A new report from Human Rights Watch demands that the Iraqi government crack down on the executions of gay men in the country, saying that hundreds have been killed since 2004:
"Although the scope of the problem remains unclear, hundreds of gay men
may have been killed this year in predominantly Shiite Muslim areas,
the report's authors said, basing their conclusion on interviews with
gay Iraqi men, hospital officials and an unnamed United Nations
official in Baghdad…Reports of slayings targeting gay men began circulating early this
spring in Sadr City, a conservative Shiite district in eastern Baghdad.

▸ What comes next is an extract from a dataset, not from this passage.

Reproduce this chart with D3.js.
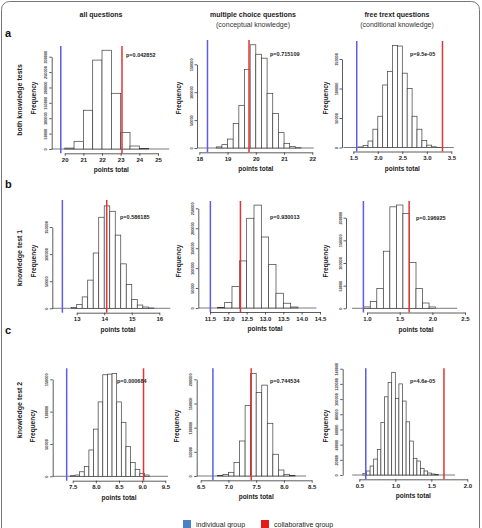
<!DOCTYPE html>
<html><head><meta charset="utf-8">
<script src="https://cdn.jsdelivr.net/npm/d3@7"></script>
<style>
body{margin:0;background:#fff;}
svg{display:block;font-family:"Liberation Sans",Arial,Helvetica,sans-serif;}
</style></head><body>
<svg id="chart" width="482" height="528"></svg>
<script>
// ---------- DATA ----------
const colTitles = ["all questions", "multiple choice questions", "free trext questions"];
const colSubtitles = ["", "(conceptual knowledge)", "(conditional knowledge)"];
const rowLabels = ["both knowledge tests", "knowledge test 1", "knowledge test 2"];
const rowLetters = ["a", "b", "c"];
const legendLabels = ["individual group", "collaborative group"];

const binStarts = [20, 18.6, 1.6, 12.8, 11.7, 0.95, 7.45, 6.8, 0.55];
const binWidths = [0.5, 0.2, 0.1, 0.2, 0.2, 0.1, 0.1, 0.1, 0.05];

const countsA1 = [3000, 25000, 126000, 289000, 321000, 181000, 54000, 9700, 2000];
const countsA2 = [2000, 6000, 16000, 44000, 76500, 141000, 185000, 168000, 161000, 98000, 62000, 27500, 8400, 2400, 600];
const countsA3 = [1000, 3500, 11000, 31000, 53000, 106000, 129000, 173000, 172000, 126000, 100000, 53000, 31000, 12000, 4000, 1200, 300];
const countsB1 = [1800, 7300, 21000, 52000, 102000, 168000, 189000, 179000, 135000, 82000, 44000, 16500, 6000, 2400, 600];
const countsB2 = [1500, 14000, 54000, 118000, 225000, 258000, 178000, 109000, 37000, 12000, 2500];
const countsB3 = [3000, 14700, 44000, 126000, 224000, 228000, 209000, 101000, 44000, 11700, 3000];
const countsC1 = [1000, 2000, 7000, 15000, 40700, 73000, 115000, 157000, 158000, 159000, 115000, 83500, 46000, 21600, 10800, 4600, 2000];
const countsC2 = [1400, 3500, 7600, 28000, 72400, 145500, 212000, 173000, 188000, 109000, 45000, 12400, 3500, 1400];
const countsC3 = [2200, 5300, 11800, 21000, 33800, 69300, 103000, 122000, 135000, 101000, 120000, 97400, 70000, 44700, 22000, 18400, 8800, 5300, 2600, 1300, 900];
const allCounts = [countsA1, countsA2, countsA3, countsB1, countsB2, countsB3, countsC1, countsC2, countsC3];

const breakRanges = [[19.3, 25.6], [17.95, 22.05], [1.3, 3.55], [12.1, 16.4], [11.2, 14.4], [0.77, 2.38], [7.07, 9.56], [6.43, 8.4], [0.4, 1.83]];

const individualScores = [19.79, 18.29, 1.57, 12.48, 11.51, 0.945, 7.37, 6.72, 0.59];
const collaborativeScores = [23.07, 19.76, 3.32, 14.09, 12.33, 1.645, 9.03, 7.41, 1.676];
const pLabels = ["p=0.042852", "p=0.715109", "p=9.5e-05", "p=0.586185", "p=0.930013", "p=0.196925", "p=0.000684", "p=0.744534", "p=4.6e-05"];

const xTicksA1 = [20, 21, 22, 23, 24, 25];
const xTicksA2 = [18, 19, 20, 21, 22];
const xTicksA3 = [1.5, 2.0, 2.5, 3.0, 3.5];
const xTicksB1 = [13, 14, 15, 16];
const xTicksB2 = [11.5, 12.0, 12.5, 13.0, 13.5, 14.0, 14.5];
const xTicksB3 = [1.0, 1.5, 2.0, 2.5];
const xTicksC1 = [7.5, 8.0, 8.5, 9.0, 9.5];
const xTicksC2 = [6.5, 7.0, 7.5, 8.0, 8.5];
const xTicksC3 = [0.5, 1.0, 1.5, 2.0];
const allXTicks = [xTicksA1, xTicksA2, xTicksA3, xTicksB1, xTicksB2, xTicksB3, xTicksC1, xTicksC2, xTicksC3];
const xTickDecimals = [0, 0, 1, 0, 1, 1, 1, 1, 1];

const yTicksA1 = [0, 50000, 100000, 150000, 200000, 250000, 300000];
const yTicksA2 = [0, 50000, 100000, 150000];
const yTicksA3 = [0, 50000, 100000, 150000];
const yTicksB1 = [0, 50000, 100000, 150000];
const yTicksB2 = [0, 50000, 100000, 150000, 200000, 250000];
const yTicksB3 = [0, 50000, 100000, 150000, 200000];
const yTicksC1 = [0, 50000, 100000, 150000];
const yTicksC2 = [0, 50000, 100000, 150000, 200000];
const yTicksC3 = [0, 20000, 40000, 60000, 80000, 100000, 120000, 140000];
const allYTicks = [yTicksA1, yTicksA2, yTicksA3, yTicksB1, yTicksB2, yTicksB3, yTicksC1, yTicksC2, yTicksC3];

// ---------- LAYOUT (pixel placement of each panel) ----------
const layout = [
  {xr:[64.7,158],  yr:[149,56.7],  left:51.7, bottom:153.3, top:46,  px:126, py:57,  fx:34},
  {xr:[199.3,312.3], yr:[148,64.3], left:197, bottom:152.3, top:40,  px:270, py:56,  fx:179},
  {xr:[353.3,451.3], yr:[147.5,59], left:342, bottom:151.5, top:41,  px:410, py:56,  fx:326},
  {xr:[76.7,159.3], yr:[308.3,227], left:52.3, bottom:312.7, top:200, px:120, py:219, fx:34},
  {xr:[210,320],   yr:[308,208.3], left:198.3, bottom:312, top:201, px:270, py:219, fx:179},
  {xr:[367,465],   yr:[308.3,217.7], left:346, bottom:312.5, top:201, px:416, py:220, fx:326},
  {xr:[72.7,165.3], yr:[476.3,379.3], left:52.7, bottom:480.7, top:368.3, px:117, py:383, fx:33.3},
  {xr:[200.7,311.7], yr:[476,379.3], left:196.7, bottom:480.3, top:368.3, px:270, py:383, fx:177.3},
  {xr:[359.3,467.3], yr:[475,368.7], left:342.7, bottom:479.3, top:368.3, px:410, py:383, fx:326}
];
const rowFreqY = [98, 261, 426];
const colCenters = [101, 253, 397];
const rowCenters = [100, 258, 410];
const letterY = [37, 188, 334];

const INDIV = "#5c5ce6", COLLAB = "#e23434";

const svg = d3.select("#chart");

// border
svg.append("rect").attr("x",1.5).attr("y",1.5).attr("width",478).attr("height",545)
  .attr("rx",8).attr("fill","none").attr("stroke","#777").attr("stroke-width",1);

// column headers
colTitles.forEach((t,i)=>{
  svg.append("text").attr("x",colCenters[i]).attr("y",16.5).attr("text-anchor","middle")
    .attr("font-size",7).attr("font-weight","bold").attr("fill","#222").text(t);
  if (colSubtitles[i]) svg.append("text").attr("x",colCenters[i]).attr("y",26.5).attr("text-anchor","middle")
    .attr("font-size",7).attr("fill","#333").text(colSubtitles[i]);
});

// row labels and letters
rowLabels.forEach((t,i)=>{
  svg.append("text").attr("transform",`translate(22,${rowCenters[i]}) rotate(-90)`)
    .attr("text-anchor","middle").attr("font-size",7).attr("font-weight","bold").attr("fill","#222").text(t);
  svg.append("text").attr("x",5).attr("y",letterY[i]).attr("font-size",11).attr("font-weight","bold")
    .attr("fill","#111").text(rowLetters[i]);
});

// panels
allCounts.forEach((counts, k)=>{
  const L = layout[k];
  const xt = allXTicks[k], yt = allYTicks[k];
  const xs = d3.scaleLinear().domain([xt[0], xt[xt.length-1]]).range(L.xr);
  const ys = d3.scaleLinear().domain([0, yt[yt.length-1]]).range(L.yr);
  const g = svg.append("g");
  const row = Math.floor(k/3);

  // baseline (empty bins)
  g.append("line").attr("x1",xs(breakRanges[k][0])).attr("x2",xs(breakRanges[k][1]))
    .attr("y1",ys(0)).attr("y2",ys(0)).attr("stroke","#444").attr("stroke-width",0.7);

  // bars
  const bins = counts.map((c,i)=>({x0: binStarts[k] + i*binWidths[k], x1: binStarts[k] + (i+1)*binWidths[k], c}));
  g.selectAll("rect.bar").data(bins).join("rect").attr("class","bar")
    .attr("x", d=>xs(d.x0)).attr("width", d=>xs(d.x1)-xs(d.x0))
    .attr("y", d=>ys(d.c)).attr("height", d=>ys(0)-ys(d.c))
    .attr("fill","#fff").attr("stroke","#3c3c3c").attr("stroke-width",0.7);

  // x axis
  const dec = xTickDecimals[k];
  const xa = g.append("g").attr("transform",`translate(0,${L.bottom})`)
    .call(d3.axisBottom(xs).tickValues(xt).tickSize(2.5).tickSizeOuter(0).tickPadding(2)
      .tickFormat(d=>d3.format(`.${dec}f`)(d)));
  xa.select(".domain").attr("stroke","#333").attr("stroke-width",0.8);
  xa.selectAll(".tick line").attr("stroke","#333").attr("stroke-width",0.8);
  xa.selectAll("text").attr("font-size",6).attr("font-weight","bold").attr("fill","#222")
    .attr("font-family","Liberation Sans, Arial, sans-serif");

  // y axis
  const ya = g.append("g").attr("transform",`translate(${L.left},0)`)
    .call(d3.axisLeft(ys).tickValues(yt).tickSize(2.5).tickSizeOuter(0).tickFormat(d3.format("d")));
  ya.select(".domain").attr("stroke","#333").attr("stroke-width",0.8);
  ya.selectAll(".tick line").attr("stroke","#333").attr("stroke-width",0.8);
  ya.selectAll("text").attr("font-size",3.8).attr("fill","#333").attr("font-weight","bold")
    .attr("transform","rotate(-90)").attr("x",0).attr("y",-4.5).attr("dy",0)
    .attr("text-anchor","middle").attr("font-family","Liberation Sans, Arial, sans-serif");

  // axis titles
  g.append("text").attr("x",(L.xr[0]+L.xr[1])/2).attr("y",L.bottom+19).attr("text-anchor","middle")
    .attr("font-size",6.5).attr("font-weight","bold").attr("fill","#222").text("points total");
  g.append("text").attr("transform",`translate(${L.fx+2},${rowFreqY[row]}) rotate(-90)`)
    .attr("text-anchor","middle").attr("font-size",6.5).attr("font-weight","bold").attr("fill","#222").text("Frequency");

  // group lines
  g.append("line").attr("x1",xs(individualScores[k])).attr("x2",xs(individualScores[k]))
    .attr("y1",L.top).attr("y2",L.bottom).attr("stroke",INDIV).attr("stroke-width",1.5);
  g.append("line").attr("x1",xs(collaborativeScores[k])).attr("x2",xs(collaborativeScores[k]))
    .attr("y1",L.top).attr("y2",L.bottom).attr("stroke",COLLAB).attr("stroke-width",1.5);

  // p label
  g.append("text").attr("x",L.px).attr("y",L.py).attr("font-size",5.5).attr("font-weight","bold")
    .attr("fill","#222").text(pLabels[k]);
});

// legend
const legColors = [ "#4f7ec9", "#e31a1a" ];
const legX = [183, 261];
legendLabels.forEach((t,i)=>{
  svg.append("rect").attr("x",legX[i]).attr("y",520).attr("width",8).attr("height",8).attr("fill",legColors[i]);
  svg.append("text").attr("x",legX[i]+13).attr("y",527).attr("font-size",7).attr("fill","#222").text(t);
});
</script>
</body></html>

Gay men were also reportedly slain in Basra, Najaf and Diyala province,
Human Rights Watch said.
Gay activists said militiamen loyal to Shiite cleric Moqtada al-Sadr
had target lists containing the names of men suspected of being gay. … Sadr City residents opposed to homosexuality said in interviews that
the presence of gay men became overt after the Iraqi army was allowed
to move into the district in the spring of 2008, asserting control over
a vast area formerly controlled by Sadr's militia, the Mahdi Army. 'When the Iraqi army started coming here, this phenomenon started
coming to our area,' said Ali Abu Kara, 23, a mechanic who identified
himself as a member of the Mahdi Army. 'We felt very glad when those
puppies were killed,' he added, using a pejorative term for gay men."
The "social cleansing" appears to have slowed in recent months, the group reports, because many gays have fled cities or gone underground to escape the brutality.